Mayor of London Sadiq Khan has confirmed plans to commission a new report examining London’s counter-terror preparedness.
It comes following warnings from a senior Met officer that the Covid-19 pandemic has created a “perfect storm” that has left individuals vulnerable to online grooming and radicalisation.
Following a question from Labour’s Unmesh Desai at a meeting of the London Assembly, the mayor confirmed that “work was underway” on updating the Harris review into London’s preparedness for dealing with a terror attack.
The original independent review was conducted by Lord Toby Harris in 2016 following high-profile terror attacks in Europe including the 2015 Bataclan terror attack in Paris.
In the review Lord Harris made more than 100 recommendations, “the vast majority of which have been implemented, resulting in numerous improvements for safety” in London.
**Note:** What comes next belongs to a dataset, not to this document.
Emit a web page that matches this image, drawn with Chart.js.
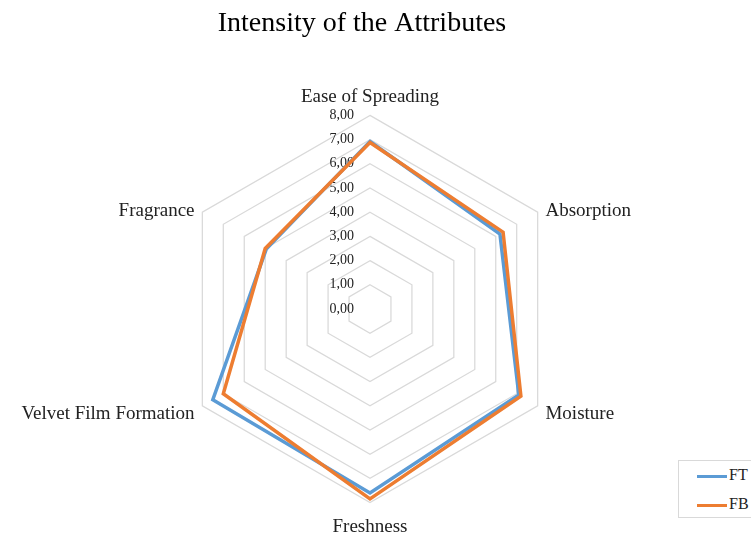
<!DOCTYPE html>
<html lang="en">
<head>
  <meta charset="UTF-8">
  <title>Intensity of the Attributes</title>
  <script src="https://cdn.jsdelivr.net/npm/chart.js"></script>
  <style>
    html, body {
      margin: 0;
      padding: 0;
      background: #ffffff;
    }
    #wrap {
      position: relative;
      width: 751px;
      height: 537px;
    }
    #legendBox {
      position: absolute;
      left: 678px;
      top: 460px;
      width: 80px;
      height: 56px;
      border: 1px solid #d9d9d9;
      background: #fff;
      font-family: 'Liberation Serif', 'Times New Roman', serif;
      font-size: 16px;
      color: #222;
    }
    .row {
      position: absolute;
      left: 18px;
      height: 18px;
      line-height: 18px;
      white-space: nowrap;
    }
    .row span.swatch {
      display: inline-block;
      width: 30px;
      height: 0;
      border-top: 3px solid;
      vertical-align: middle;
      margin-right: 2px;
    }
  </style>
</head>
<body>
  <div id="wrap">
    <canvas id="radarChart" width="751" height="537"></canvas>
    <div id="legendBox"></div>
  </div>

  <script>
    const categories = ['Ease of Spreading', 'Absorption', 'Moisture', 'Freshness', 'Velvet Film Formation', 'Fragrance'];
    const seriesNames = ['FT', 'FB'];
    const ftValues = [6.92, 6.20, 7.10, 7.60, 7.50, 4.95];
    const fbValues = [6.88, 6.35, 7.20, 7.85, 7.00, 5.00];
    const tickLabels = ['0,00', '1,00', '2,00', '3,00', '4,00', '5,00', '6,00', '7,00', '8,00'];
    const colors = ['#5b9bd5', '#ed7d31'];

    // tick labels sit left of the vertical axis, 0,00 included (like Excel)
    const tickLabelPlugin = {
      id: 'tickLabels',
      beforeDatasetsDraw(chart) {
        const scale = chart.scales.r;
        const ctx = chart.ctx;
        ctx.save();
        ctx.font = '14px "Liberation Serif"';
        ctx.fillStyle = '#222';
        ctx.textAlign = 'right';
        ctx.textBaseline = 'middle';
        scale.ticks.forEach((t, i) => {
          const d = scale.getDistanceFromCenterForValue(t.value);
          ctx.fillText(tickLabels[i], scale.xCenter - 16, scale.yCenter - d);
        });
        ctx.restore();
      }
    };

    // Excel centres the side labels on their vertex instead of above/below it
    const labelShiftPlugin = {
      id: 'labelShift',
      afterLayout(chart) {
        const scale = chart.scales.r;
        const items = scale._pointLabelItems;
        if (!items) return;
        items.forEach((item, i) => {
          const h = item.bottom - item.top;
          const p = scale.getPointPosition(i, scale.drawingArea);
          let dy;
          if (i === 0) dy = 2;
          else if (i === 3) dy = 4;
          else if (i === 1 || i === 5) dy = (p.y - 1) - (item.top + h / 2);
          else dy = (p.y + 8) - (item.top + h / 2);
          item.y += dy;
          item.top += dy;
          item.bottom += dy;
        });
      }
    };

    const ctx = document.getElementById('radarChart').getContext('2d');
    const chart = new Chart(ctx, {
      type: 'radar',
      data: {
        labels: categories,
        datasets: [
          {
            label: seriesNames[0],
            data: ftValues,
            borderColor: colors[0],
            backgroundColor: 'rgba(0,0,0,0)',
            borderWidth: 3.5,
            borderJoinStyle: 'miter',
            pointRadius: 0,
            fill: false,
            order: 1
          },
          {
            label: seriesNames[1],
            data: fbValues,
            borderColor: colors[1],
            backgroundColor: 'rgba(0,0,0,0)',
            borderWidth: 3.5,
            borderJoinStyle: 'miter',
            pointRadius: 0,
            fill: false,
            order: 0
          }
        ]
      },
      options: {
        responsive: false,
        animation: false,
        layout: {
          padding: { left: 0, right: 27, top: 0, bottom: 1 }
        },
        plugins: {
          legend: { display: false },
          tooltip: { enabled: false },
          title: {
            display: true,
            text: 'Intensity of the Attributes',
            color: '#000',
            font: { family: 'Liberation Serif', size: 28, weight: 'normal' },
            padding: { top: 7, bottom: 43 }
          }
        },
        scales: {
          r: {
            min: 0,
            max: 8,
            ticks: {
              stepSize: 1,
              display: false,
              callback: (v, i) => tickLabels[i]
            },
            angleLines: { display: false },
            grid: { color: '#d9d9d9', lineWidth: 1.25, circular: false },
            pointLabels: {
              color: '#222',
              padding: 9,
              font: { family: 'Liberation Serif', size: 19 }
            }
          }
        }
      },
      plugins: [tickLabelPlugin, labelShiftPlugin]
    });

    // legend built from the series
    const legendBox = document.getElementById('legendBox');
    seriesNames.forEach((name, i) => {
      const row = document.createElement('div');
      row.className = 'row';
      row.style.top = (5 + i * 29) + 'px';
      row.innerHTML = '<span class="swatch" style="border-color:' + colors[i] + '"></span>' + name;
      legendBox.appendChild(row);
    });
  </script>
</body>
</html>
But Sadiq Khan told the London Assembly that a “refresh” of the original review was important “at a time when we are due to receive the findings of both the Manchester Arena inquiry and the Fishmonger’s Hall inquest”.
Mr Khan said that the review will consider the extent to which the Metropolitan Police, the Mayor’s Office for Policing and Crime and other organisations in London have acted on Lord Harris’ recommendations as well as which gaps remain.
Sadiq Khan told the London Assembly: “We are worried… that the pandemic has led to more people using the internet and more vulnerable people being radicalised through the internet and it’s really important that we understand that.
“As lockdown restrictions are lifted, the concern is that the radicalisation could lead to violent acts so we’re doing a number of things to address that.”
Earlier this year, the mayor announced the launch of the City Hall-funded iREPORTit app that allows people to anonymously report terrorist content found online and on social media.
Mr Khan said that the app has resulted in “a large number of referrals” and stressed that “we’re going to continue occupying this space”.
Earlier this year, the UK’s terrorism threat level was downgraded from “severe” to “substantial”, though Home Secretary Priti Patel said that it would be kept under constant review.